There's something wrong with sports culture when the Philadelphia 76ers' 10-win season is labeled a success because they got the No. 1 pick and the Warriors winning 88 of their 106 games is useless because they fell a few points short of back-to-back titles.
■ I can’t get excited about the NHL expanding to Las Vegas. It has nothing to do with gambling or a surfeit of professional sports teams. I simply don’t think Vegas can support a team that plays an 82-game season, stretching from October to April.
Kudos to the 14,000 people who have signed up for season tickets to the Las Vegas Whatevers, but once the novelty wears off, what happens?
It seems the NHL has learned nothing from having two teams fail in Atlanta. Similar to Atlanta, Vegas is an itinerant city where people arrive with their own sports allegiances and an inherent indifference to the local products.
There are too many other activities beckoning in Vegas to watch a fledgling hockey team. Sure, there will be hockey tourists who venture to Vegas to see their teams play, but is any regular tourist going to skip Cirque du Soleil, Celine Dion, or the casinos to watch hockey? The NFL in Vegas would work because you only have to fill a stadium eight times a year.
Advertisement
■ One of the aspects of watching sports that is so rewarding is a story of redemption. Golfer Dustin Johnson’s story of redemption got overshadowed a bit on Sunday, by LeBron James’s.
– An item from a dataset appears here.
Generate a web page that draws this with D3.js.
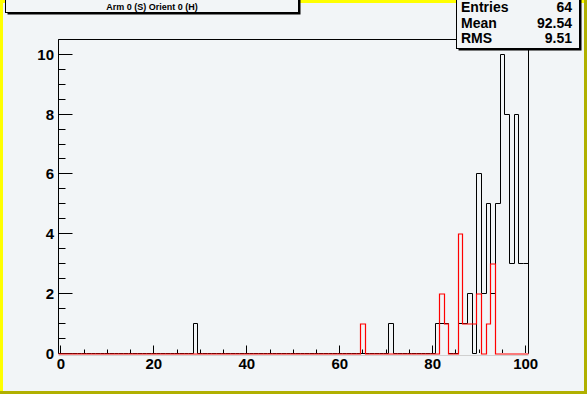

In 2015, Johnson had a mortifying three-putt on the final hole of the US Open that cost him even a shot at a playoff.
This year, he won the US Open at Oakmont Country Club with a final-round 69 (really a 68), despite a silly US Golf Association decision to dock him a stroke after his ball moved on the fifth hole of the final round.
A rules official initially told Johnson there would be no penalty stroke.
■ If you haven’t, you must watch the equal-parts spellbinding and depressing five-part ESPN documentary on O.J. Simpson, “O.J.: Made in America.” It’s a keen look at Simpson’s rise and fall and how the myth he crafted for himself mirrors the mythology of America as a benevolent land of justice and equality for all.
The documentary is a distressing, exasperating, and occasionally infuriating look at the societal ills in this country — celebrity idolatry, indifference toward domestic violence, and institutionalized racism and inequality — that contributed to Simpson's polarizing acquittal in the 1994 murders of Nicole Brown Simpson and Ron Goldman.